Jerry Clyde Rubin (July 14, 1938 – November 28, 1994) was an American social activist, anti-war leader, and counterculture icon during the 1960s and 1970s. During the 1980s, he became a successful businessman.

Rubin was born in Cincinnati, Ohio, the son of a truck driver who later became a Teamsters' union official.

Rubin attended Cincinnati's Walnut Hills High School, co-editing the school newspaper, The Chatterbox and graduating in 1956. While in high school Rubin began to write for The Cincinnati Post, compiling sports scores from high school games. He attended Oberlin College, and Hebrew University in Jerusalem, and later went on to graduate from the University of Cincinnati, receiving a degree in History. Rubin attended the University of California, Berkeley in 1964 but dropped out to focus on social activism.

Rubin's parents died within 10 months of each other, leaving Rubin the only person to take care of his younger brother, Gil, who was 13 at the time.
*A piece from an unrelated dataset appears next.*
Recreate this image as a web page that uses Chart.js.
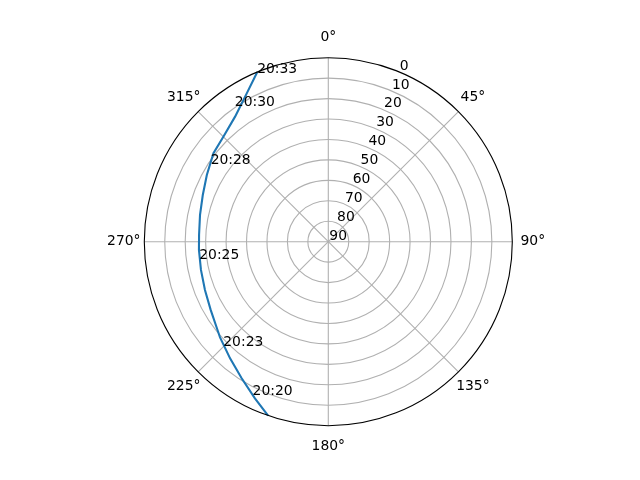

Jerry wanted to teach Gil about the world and planned to take him to India. When relatives threatened to sue to obtain custody of Gil, Jerry decided to take his brother to Israel instead, settling in Tel Aviv. There, Rubin worked in a kibbutz, and studied sociology while his brother, who had learned Hebrew, decided to stay in Israel and moved permanently into a kibbutz. Before returning to social and political activism, Rubin made a visit to Havana, to learn first-hand about the Cuban revolution.

Rubin began to demonstrate on behalf of various left-wing causes after dropping out of Berkeley. Rubin also ran for mayor of Berkeley, on a platform opposing the Vietnam War, and supporting black power and the legalization of marijuana, receiving over twenty per cent of the vote. Having been unsuccessful, Rubin turned all his attentions to political protest. His first protest was in Berkeley, protesting against the refusal of a local grocer to hire African Americans. Soon Rubin was leading protests of his own. Rubin organized the Vietnam Day Committee, that led some of the first large numbered protests against the war in Vietnam. He took part in planning the world's largest teach-in against the war, organized rallies and demonstrations that attempted to stop a train transporting troops to the Oakland Army Base, as well as trucks carrying napalm. Vietnam Day Committee was a unique early antiwar organization in that it enjoyed large local participation and is believed to be a forerunner to the national movement against the war in Vietnam.